1. Waiting for the next series of shoes to drop in the McGreevey matter. (Expect something in the form of an Israeli sandal … .)

2. Watching the press lack its Davenport-level excitement as Bush and Kerry face off in Pacific Time on a Friday in Portland, OR.

3. The new CBO study confirming Ron Brownstein's view that the Bush tax cuts have gone disproportionately to the wealthiest Americans. (And we wonder why today's newspaper stories focus more on the percentage of the tax burden than on the absolute micro and macro dollar figures, which are just as striking … )

4. The new Bush campaign ad, all morning-in-America-ish about the Olympics and actually containing the line "Freedom is spreading throughout the world like a sunrise."

5. New Gallup numbers showing a Bush job approval above 50 percent.

6. The tan, rested, and ready return of John Edwards to the campaign trail.

7. Continued confusion and unrest in Iraq.

8. The Googling monkeys spending the weekend doing finger paintings to decorate the Sheekey Bridge over 8th Avenue.

9. Elizabeth Edwards doing her first solo campaign tour as would-be Second Lady, and Jack and Emma Claire getting their first major profile.

10. Another taste of how weather, sports, and criminal trials can blot out politics in the news whenever they darn please.

We expect the Cipel suit against Gov. McGreevey to be filed in Mercer County this morning — unless it isn't. Gov. McGreevey and State Senate President Codey have no public events.

If there are national political implications to the McGreevey drama in the short term, we haven't located them yet.

No single news organization is out in front yet on fereting out the backstory, but the weekend papers will, we bet, explode with color and investigative nuggets.

Meanwhile, in presidential politics: Watch the banks!

President Bush and Sen. Kerry are both in Portland, OR, today, and the traveling press corps will be asking and thinking about this matter:

"Since 2001, President Bush's tax cuts have shifted federal tax payments from the richest Americans to a wide swath of middle-class families, the Congressional Budget Office has found, a conclusion likely to roil the presidential election campaign," writes the Washington Post's Jonathan Weisman.
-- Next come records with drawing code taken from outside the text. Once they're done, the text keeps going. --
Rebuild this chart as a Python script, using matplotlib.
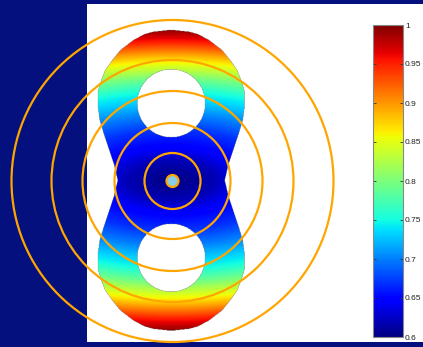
import numpy as np
import matplotlib
matplotlib.use("Agg")
import matplotlib.pyplot as plt
from matplotlib.patches import Circle, Rectangle

# --- data -------------------------------------------------------------
# Peanut-shaped domain: half-width of the body versus vertical distance
# from its centre (symmetric top / bottom).
outline_dy = [0, 15, 27, 45, 60, 75, 90, 100, 110, 120, 130, 140, 146, 148.5, 150.5]
outline_halfwidth = [53.5, 57, 61, 67, 71.5, 73.5, 73, 70, 66, 59, 51, 38, 27, 18, 0]

# Two circular holes (vertical offset from centre, radius)
hole_dy = [-77, 77.5]
hole_radius = [34, 34]

# Field value as a function of the (anisotropic) distance from the centre
field_dist = [0, 20, 35, 50, 65, 78, 88, 100, 110, 118, 127, 138, 152]
field_value = [0.6, 0.62, 0.65, 0.67, 0.70, 0.73, 0.75, 0.79, 0.83, 0.86, 0.90, 0.95, 1.0]

# Concentric rings
ring_radius = [28, 58, 90, 121, 161]
dot_radius = 6

# Colorbar
cbar_ticks = [0.6, 0.65, 0.7, 0.75, 0.8, 0.85, 0.9, 0.95, 1.0]
cbar_labels = ["0.6", "0.65", "0.7", "0.75", "0.8", "0.85", "0.9", "0.95", "1"]

# --- layout -----------------------------------------------------------
W, H = 423, 347
NAVY = "#03107E"
ORANGE = "#FFA500"
shape_cx, shape_cy = 171.0, 180.5
ring_cx, ring_cy = 172.5, 181.0

fig = plt.figure(figsize=(W / 100, H / 100), dpi=100, facecolor=NAVY)
ax = fig.add_axes([0, 0, 1, 1])
ax.set_xlim(0, W)
ax.set_ylim(H, 0)
ax.axis("off")
ax.set_facecolor(NAVY)

# white panel
ax.add_patch(Rectangle((87, 4), W - 87, 337.5, facecolor="white", edgecolor="none", zorder=0))

# --- field on the domain ---------------------------------------------
step = 0.5
xs = np.arange(shape_cx - 80, shape_cx + 80, step)
ys = np.arange(shape_cy - 155, shape_cy + 155, step)
X, Y = np.meshgrid(xs, ys)
DX = X - shape_cx
DY = Y - shape_cy
hw = np.interp(np.abs(DY), outline_dy, outline_halfwidth, right=0)
inside = np.abs(DX) < hw
for hdy, hr in zip(hole_dy, hole_radius):
    inside &= (DX ** 2 + (DY - hdy) ** 2) > hr ** 2
dist = np.sqrt(DY ** 2 + (0.45 * DX) ** 2)
Z = np.interp(dist, field_dist, field_value)
Z = np.ma.masked_where(~inside, Z)

im = ax.imshow(Z, cmap="jet", vmin=0.6, vmax=1.0, origin="upper",
               extent=(xs[0], xs[-1] + step, ys[-1] + step, ys[0]),
               interpolation="antialiased", zorder=1)

# --- rings ----------------------------------------------------------
for r in ring_radius:
    ax.add_patch(Circle((ring_cx, ring_cy), r, fill=False, edgecolor=ORANGE,
                        linewidth=1.6, zorder=3))
ax.add_patch(Circle((ring_cx, ring_cy), dot_radius, facecolor="#87CEEB",
                    edgecolor=ORANGE, linewidth=1.6, zorder=4))

# --- colorbar -------------------------------------------------------
cax = fig.add_axes([373 / W, (H - 337) / H, 30 / W, 312 / H])
cb = fig.colorbar(im, cax=cax, ticks=cbar_ticks)
cb.ax.set_yticklabels(cbar_labels, fontsize=6, family="Liberation Sans", color="#222222")
cb.ax.tick_params(direction="in", length=2, width=0.6, colors="#333333", pad=1.5,
                  left=True, right=True, labelcolor="#222222")
cb.outline.set_edgecolor("#888888")
cb.outline.set_linewidth(0.8)

fig.savefig("out.png", dpi=100, facecolor=NAVY)
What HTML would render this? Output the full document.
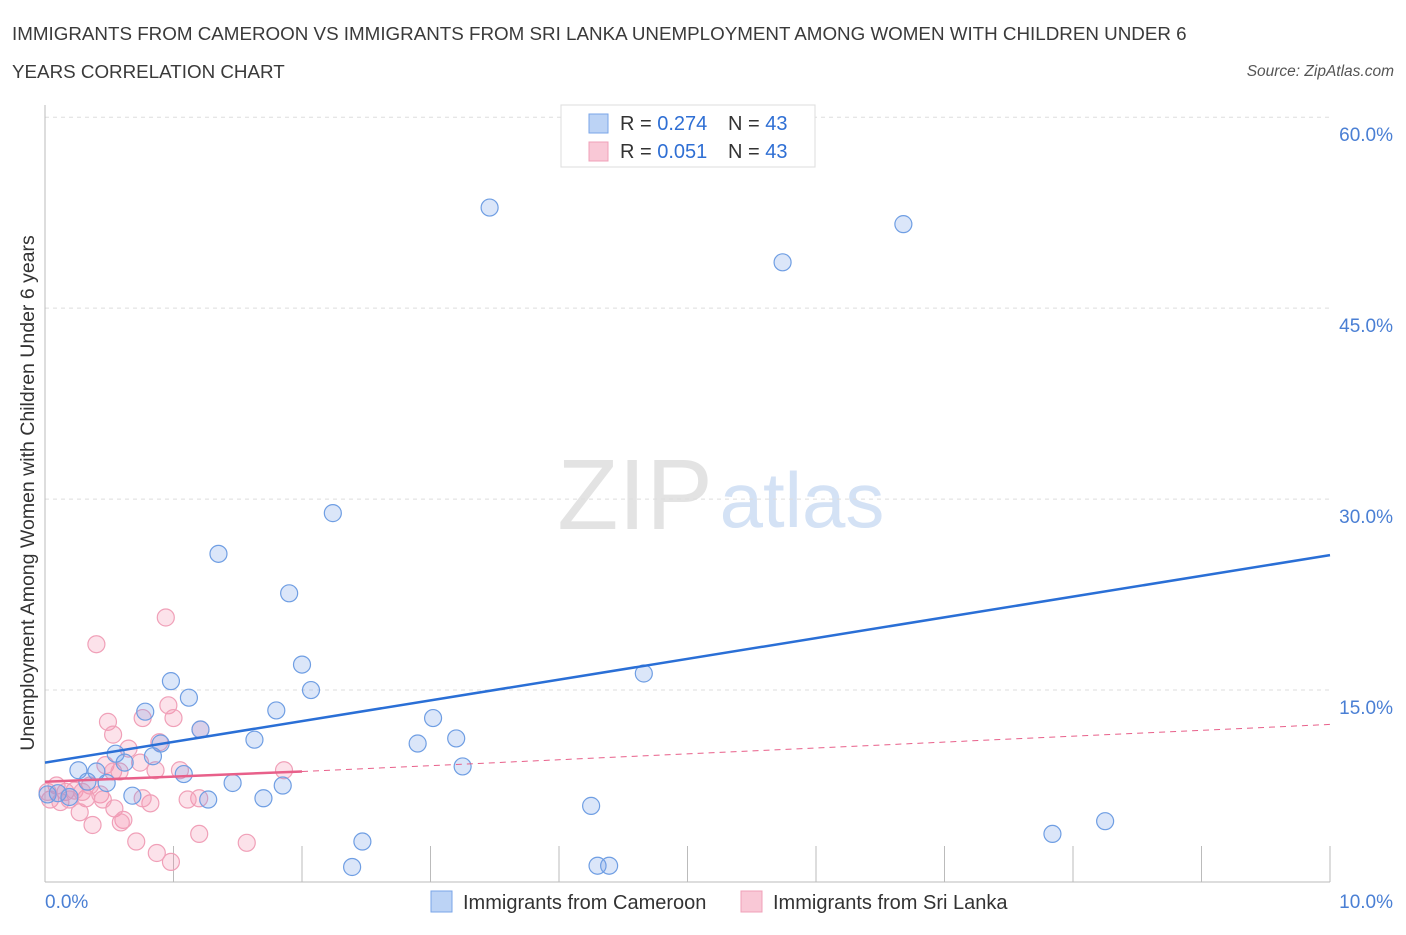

LINK

"The CBO study, due to be released today, found that the wealthiest 20 percent, whose incomes averaged $182,700 in 2001, saw their share of federal taxes drop from 64.4 percent of total tax payments in 2001 to 63.5 percent this year. The top 1 percent, earning $1.1 million, saw their share fall to 20.1 percent of the total, from 22.2 percent."

"Girding for the study's release, Bush campaign officials have already begun dismissing it as 'the Democrat-requested report.'"

"'The CBO answers the questions they are asked,' said Terry Holt, a Bush campaign spokesman. 'To the extent the questions are shaded to receive a certain response, that's often the response you get.'"

Sen. Kerry brings his 15-day, 21-state, 5,000+-mile (8,000+ with Edwards' solo jaunts) post-convention tour to a close today when he holds a 3:15 pm ET rally at Tom McCall Waterfront Park. Kerry begins his day in Springfield, OR, where he holds a front porch event at noon ET.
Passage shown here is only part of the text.